OPINION: Gun violence is a serious challenge, now it’s time for the Senate to act
Here in New York, we are fortunate to have some of the strongest gun laws in the country and I want to thank the members of the Assembly — led by Speaker Carl Heastie — for passing measures this spring that would have extended our background check waiting period to 10 days, banned bump stocks and prevented those who have perpetrated domestic violence from obtaining a handgun.
And in late May, a state Senate committee advanced one of the measures, if passed, will allow police and prosecutors to confiscate weapons from people deemed a danger to themselves or others. All of this gives us reason to hope that our state can continue to take common sense measures to protect our communities and our children.
But this victory does not mean that our fight to end gun violence is anywhere close to complete. We need the State Senate to pass the Assembly’s proposals and deliver them to the governor’s desk.
We must also stand shoulder-to-shoulder with those in the private sector who join with us in opposition to the NRA and would rather protect kids than guns.
Several retailers are imposing limits on the purchase of firearms in their stores – steps that reflect common sense proposals we’re debating in New York state. Dick’s Sporting Goods has announced that it will stop selling assault-style weapons and will require gun buyers to be at least 21 years old. Walmart, the nation’s largest retailer, has also imposed a minimum age requirement of 21 years to purchase firearms and after destocking assault-style weapons in 2015, will now stop selling items that resemble these guns.
Citigroup announced it would only do business with retail sector clients who do not sell bump stocks or high-capacity magazines, sell firearms to purchasers under 21 or sell to customers who have not passed a background check.

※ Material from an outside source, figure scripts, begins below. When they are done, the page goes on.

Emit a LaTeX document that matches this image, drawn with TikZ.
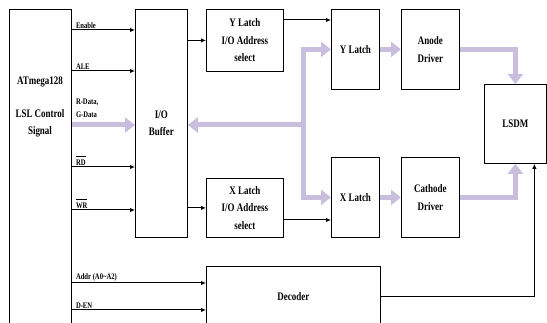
\documentclass[tikz,border=0pt]{standalone}
\usepackage{fontspec}
\setmainfont{Liberation Serif}[FakeStretch=0.78]
\usetikzlibrary{arrows.meta,positioning}
\definecolor{buslav}{RGB}{202,190,222}
\newcommand{\ovl}[1]{$\overline{\rule{0pt}{8.5pt}\mbox{#1}}$}

\begin{document}
\begin{tikzpicture}[x=1pt,y=-1pt,
  font=\bfseries\fontsize{11.5}{17.5}\selectfont,
  box/.style={draw,line width=0.8pt,anchor=north west,inner sep=0pt,align=center},
  sig/.style={line width=1pt,-{Latex[length=5pt,width=4.5pt]}},
  bus/.style={buslav,line width=5pt,-{Triangle[length=10pt,width=15pt]}},
  lbl/.style={font=\bfseries\fontsize{8.5}{13}\selectfont,anchor=south west,
              inner sep=1pt,xshift=3pt,align=left}]
\clip (0,0) rectangle (547,323);
% blocks
\node[box,minimum width=62pt,minimum height=330pt] (mcu) at (9,9) {};
\node[align=center,font=\bfseries\fontsize{11.5}{16.5}\selectfont] (mcutxt) at (40,107)
      {ATmega128\\[16.5pt]LSL Control\\Signal};
\node[box,minimum width=52pt,minimum height=228pt] (buf) at (135,9) {I/O\\Buffer};
\node[box,minimum width=77pt,minimum height=62pt] (yaddr) at (206,9) {Y Latch\\I/O Address\\select};
\node[box,minimum width=77pt,minimum height=59pt] (xaddr) at (206,178) {X Latch\\I/O Address\\select};
\node[box,minimum width=48pt,minimum height=80pt] (ylat) at (331,9) {Y Latch};
\node[box,minimum width=48pt,minimum height=80pt] (xlat) at (331,157) {X Latch};
\node[box,minimum width=58pt,minimum height=80pt] (anode) at (401,9) {Anode\\Driver};
\node[box,minimum width=58pt,minimum height=80pt] (cath) at (401,157) {Cathode\\Driver};
\node[box,minimum width=62pt,minimum height=79pt] (lsdm) at (484,84) {LSDM};
\node[box,minimum width=174pt,minimum height=60pt] (dec) at (206,266) {Decoder};
% control signals
\foreach \y/\t in {30/Enable, 71/ALE, 167/\ovl{RD}, 210/\ovl{WR}}{
  \draw[sig] (mcu.east |- 0,\y) -- (buf.west |- 0,\y);
  \node[lbl] at (mcu.east |- 0,\y) {\t};
}
\draw[bus] (mcu.east |- 0,125) -- (buf.west |- 0,125);
\node[lbl] at (mcu.east |- 0,119) {R-Data,\\G-Data};
\draw[sig] (mcu.east |- 0,283) -- (dec.west |- 0,283);
\node[lbl] at (mcu.east |- 0,283) {Addr (A0\textasciitilde A2)};
\draw[sig] (mcu.east |- 0,310) -- (dec.west |- 0,310);
\node[lbl] at (mcu.east |- 0,310) {D-EN};
% address select
\draw[sig] (buf.east |- yaddr.west) -- (yaddr.west);
\draw[sig] (buf.east |- xaddr.west) -- (xaddr.west);
\draw[sig] (yaddr.east |- 0,20) -- (ylat.west |- 0,20);
\draw[sig] (xaddr.east |- 0,220) -- (xlat.west |- 0,220);
% data bus
\coordinate (jn) at (303,125);
\draw[bus] (jn) -- (buf.east |- jn);
\draw[bus] (jn) |- (ylat.west);
\draw[bus] (jn) |- (xlat.west);
\draw[bus] (ylat) -- (anode);
\draw[bus] (xlat) -- (cath);
\draw[bus] (anode.east) -| (lsdm.north);
\draw[bus] (cath.east) -| (lsdm.south);
\draw[sig] (dec.east) -| ([xshift=19pt]lsdm.south);
\end{tikzpicture}
\end{document}
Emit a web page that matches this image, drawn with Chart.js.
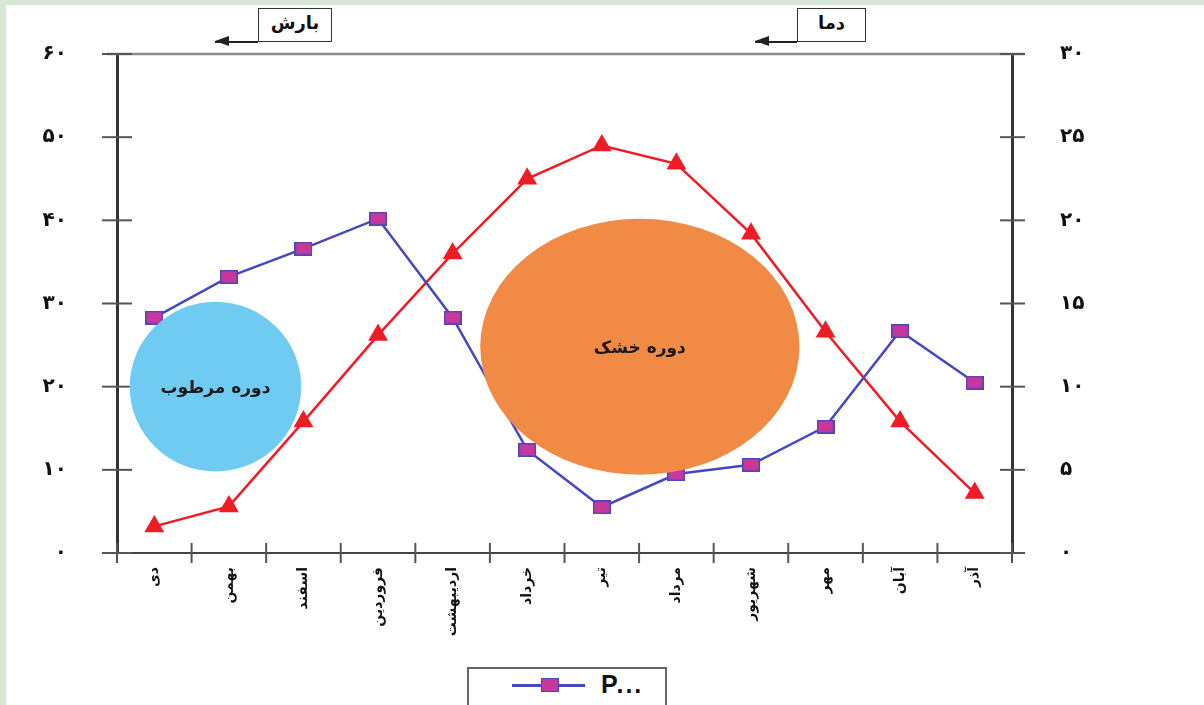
<!DOCTYPE html>
<html>
<head>
<meta charset="utf-8">
<title>نمودار آمبروترمیک</title>
<style>
    html, body { margin: 0; padding: 0; }
    body {
        width: 1204px; height: 705px; overflow: hidden; position: relative;
        background: #d6e9d4;
        font-family: "DejaVu Sans", sans-serif;
    }
    #panel { position: absolute; left: 6px; top: 5px; right: 0; bottom: 0; background: #fff; }
    #climateChart { position: absolute; left: 0; top: 0; }

    .axisBox {
        position: absolute; top: 8px; height: 34px; box-sizing: border-box;
        border: 1.5px solid #333; background: #fff;
        font-weight: bold; font-size: 18px; line-height: 28px; text-align: center;
        direction: rtl; color: #111;
    }
    .arrow { position: absolute; top: 41px; height: 1.5px; background: #222; }
    .arrow:before {
        content: ''; position: absolute; left: 0; top: -5px;
        border-right: 14px solid #222;
        border-top: 5.5px solid transparent; border-bottom: 5.5px solid transparent;
    }

    #legend {
        position: absolute; left: 467px; top: 667px; width: 200px; height: 44px;
        box-sizing: border-box; border: 2px solid #666; background: #fff;
    }
    #legend .ln { position: absolute; left: 43px; top: 15px; width: 73px; height: 3px; background: #4648c0; }
    #legend .sq {
        position: absolute; left: 72px; top: 9px; width: 18px; height: 14px; box-sizing: border-box;
        background: #c8379b; border: 1.5px solid #4648c0;
    }
    #legend .tx {
        position: absolute; left: 132px; top: 1px; line-height: 28px; color: #111;
        font: bold 25px "Liberation Sans", Arial, sans-serif; letter-spacing: 2px;
    }
</style>
<script src="https://cdn.jsdelivr.net/npm/chart.js"></script>
</head>
<body>
<div id="panel"></div>
<canvas id="climateChart" width="1204" height="705"></canvas>

<div class="arrow" style="left:215px; width:43px;"></div>
<div class="axisBox" style="left:258px; width:74px;">بارش</div>
<div class="arrow" style="left:755px; width:42px;"></div>
<div class="axisBox" style="left:797px; width:69px;">دما</div>

<div id="legend"><div class="ln"></div><div class="sq"></div><div class="tx">P...</div></div>

<script>
    // months (Persian calendar, starting from Dey)
    const months = ['دی', 'بهمن', 'اسفند', 'فروردین', 'اردیبهشت', 'خرداد', 'تیر', 'مرداد', 'شهریور', 'مهر', 'آبان', 'آذر'];

    // precipitation (mm), left axis
    const precipitation = [28.3, 33.2, 36.6, 40.2, 28.3, 12.4, 5.5, 9.5, 10.6, 15.2, 26.7, 20.5];
    // temperature (°C), right axis
    const temperature = [1.6, 2.8, 7.9, 13.1, 18.0, 22.5, 24.5, 23.4, 19.2, 13.3, 7.9, 3.6];

    // tick labels
    const precipTicks = ['۰', '۱۰', '۲۰', '۳۰', '۴۰', '۵۰', '۶۰'];
    const tempTicks = ['۰', '۵', '۱۰', '۱۵', '۲۰', '۲۵', '۳۰'];

    // wet / dry periods: centre (month index, precipitation) and radii in the same units
    const periodNames = ['دوره مرطوب', 'دوره خشک'];
    const periodMonth = [0.82, 6.51];
    const periodValue = [20, 24.8];
    const periodSpanX = [1.15, 2.14];
    const periodSpanY = [10.2, 15.4];
    const periodColors = ['#70cbf2', '#f18a45'];

    // magenta square marker with blue edge
    const square = document.createElement('canvas');
    square.width = 18; square.height = 14;
    const sq = square.getContext('2d');
    sq.fillStyle = '#c8379b';
    sq.fillRect(0, 0, 18, 14);
    sq.strokeStyle = '#4648c0';
    sq.lineWidth = 1.5;
    sq.strokeRect(0.75, 0.75, 16.5, 12.5);

    function line(ctx, x1, y1, x2, y2) {
        ctx.beginPath(); ctx.moveTo(x1, y1); ctx.lineTo(x2, y2); ctx.stroke();
    }

    // ticks crossing the axes, and the top frame line
    const frame = {
        id: 'frame',
        beforeDatasetsDraw(chart) {
            const { ctx, chartArea: a, scales } = chart;
            ctx.save();
            ctx.strokeStyle = '#8c8c8c';
            ctx.lineWidth = 2.5;
            line(ctx, a.left - 10, a.top, a.right + 12, a.top);

            ctx.strokeStyle = '#555';
            ctx.lineWidth = 2;
            scales.y.ticks.forEach((t, i) => {
                const py = scales.y.getPixelForTick(i);
                line(ctx, a.left - 15, py, a.left + 15, py);
            });
            scales.y1.ticks.forEach((t, i) => {
                const py = scales.y1.getPixelForTick(i);
                line(ctx, a.right - 12, py, a.right + 13, py);
            });
            for (let i = 0; i <= months.length; i++) {
                const px = scales.x.getPixelForValue(i - 0.5);
                line(ctx, px, a.bottom - 10, px, a.bottom + 10);
            }
            ctx.restore();
        },
        afterDatasetsDraw(chart) {
            const { ctx, scales } = chart;
            ctx.save();
            periodNames.forEach((name, i) => {
                const cx = scales.x.getPixelForValue(periodMonth[i]);
                const cy = scales.y.getPixelForValue(periodValue[i]);
                const rx = Math.abs(scales.x.getPixelForValue(periodMonth[i] + periodSpanX[i]) - cx);
                const ry = Math.abs(scales.y.getPixelForValue(periodValue[i] + periodSpanY[i]) - cy);
                ctx.fillStyle = periodColors[i];
                ctx.beginPath();
                ctx.ellipse(cx, cy, rx, ry, 0, 0, Math.PI * 2);
                ctx.fill();
                ctx.fillStyle = '#1a1a1a';
                ctx.font = 'bold 17px "DejaVu Sans"';
                ctx.textAlign = 'center';
                ctx.textBaseline = 'middle';
                ctx.direction = 'rtl';
                ctx.fillText(name, cx, cy + 2);
            });
            ctx.restore();
        }
    };

    const ctx = document.getElementById('climateChart').getContext('2d');
    new Chart(ctx, {
        type: 'line',
        data: {
            labels: months,
            datasets: [{
                label: 'P...',
                data: precipitation,
                yAxisID: 'y',
                borderColor: '#4648c0',
                borderWidth: 2.5,
                pointStyle: square,
                tension: 0
            }, {
                label: 'T',
                data: temperature,
                yAxisID: 'y1',
                borderColor: '#ee1c24',
                backgroundColor: '#ee1c24',
                borderWidth: 2.5,
                pointStyle: 'triangle',
                pointRadius: 9,
                tension: 0
            }]
        },
        options: {
            responsive: false,
            animation: false,
            layout: { padding: { top: 42, left: 0, right: 0, bottom: 0 } },
            plugins: { legend: { display: false }, tooltip: { enabled: false } },
            scales: {
                x: {
                    offset: true,
                    grid: { display: false },
                    border: { color: '#444', width: 2 },
                    ticks: {
                        autoSkip: false, minRotation: 90, maxRotation: 90, padding: 6,
                        color: '#111', font: { family: 'DejaVu Sans', size: 14, weight: 'bold' }
                    },
                    afterFit(s) { s.height = 152; }
                },
                y: {
                    position: 'left', min: 0, max: 60,
                    grid: { display: false },
                    border: { color: '#333', width: 3 },
                    ticks: {
                        stepSize: 10, padding: 42, color: '#111',
                        font: { family: 'DejaVu Sans', size: 20, weight: 'bold' },
                        callback: (v, i) => precipTicks[i]
                    },
                    afterFit(s) { s.width = 117; }
                },
                y1: {
                    position: 'right', min: 0, max: 30,
                    grid: { display: false },
                    border: { color: '#333', width: 3 },
                    ticks: {
                        stepSize: 5, padding: 40, color: '#111',
                        font: { family: 'DejaVu Sans', size: 20, weight: 'bold' },
                        callback: (v, i) => tempTicks[i]
                    },
                    afterFit(s) { s.width = 192; }
                }
            }
        },
        plugins: [frame]
    });
</script>
</body>
</html>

These businesses should be applauded for their actions — they’re in line with the values of the majority of Americans. But their common-sense move has exposed them to the venom of the NRA and their supporters across the country. In Georgia, state lawmakers pulled tax benefits for Delta Airlines after the company chose to discontinue a discount for NRA members. Republican U.S. Senators on the Banking Committee are publicly chastising companies and banks – including Bank of America and Citi – and threatening them for having a conscience.
Enough is enough — we shouldn’t be penalizing these companies, we should be thanking them for adding their voice to the fight, it can be a model for what more the private sector should do.
Gun violence is a serious challenge. To confront it, we need to work together, taking what works from government, the private sector and local communities and crafting common-sense solutions to help end the bloodshed.